He's a regular on TV panel and chat shows across the Irish sea. So it seems odd, given the strength of this intelligent and almost always hilarious hour-long riff on his country's national character, that Neil Delamere hasn't yet followed his compatriots Ed Byrne and Dara Ó Briain in achieving similar levels of success over here.
Taking "divilment"—the Irish slang for mischievousness—as his theme, he leaps and bounds energetically through what it means to be Irish, offering up humorous vignettes as illustrative examples and produces new, imaginative takes on such well-worn Emerald Isle topics as alcoholism, RyanAir and the IRA. The last of these is a brilliant, cutting witticism about Republicans blowing up balloons in protest at the Queen's state visit to Ireland.

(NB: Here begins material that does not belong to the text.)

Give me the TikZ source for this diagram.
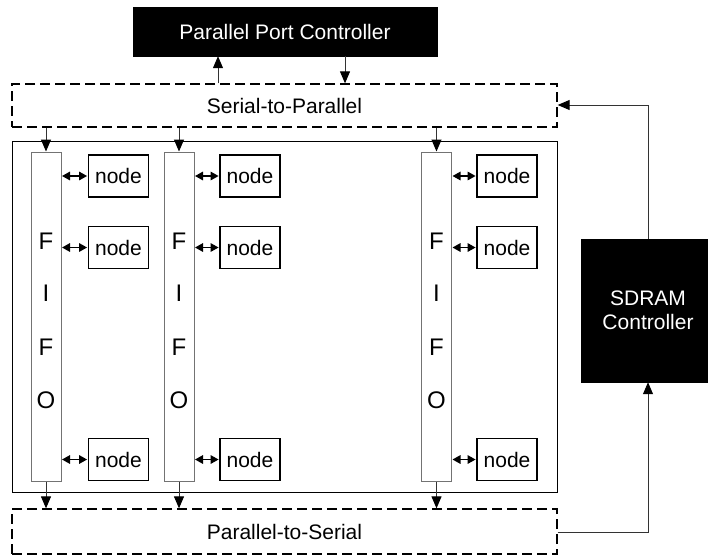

Able to find humour and hope in the darkest of corners—he even manages to make hilarious the initially alarming concept of a suicidal baby—Delamere personifies perfectly the irrepressible, cheeky sense of fun that he claims is so central to his homeland, even as it weathers one the most serious crises in its history.
He perhaps relies a little too much on audience interaction, devoting what feels like a good 10 minutes or so to an Azerbaijani dancer in the front row who has caught his wandering eye, although he does at least manage to make some substantive links between each person and his material.
Whether the Irish really are intrinsically funnier than any other nation is up for debate, but on the strength of this performance, it seems entirely possible.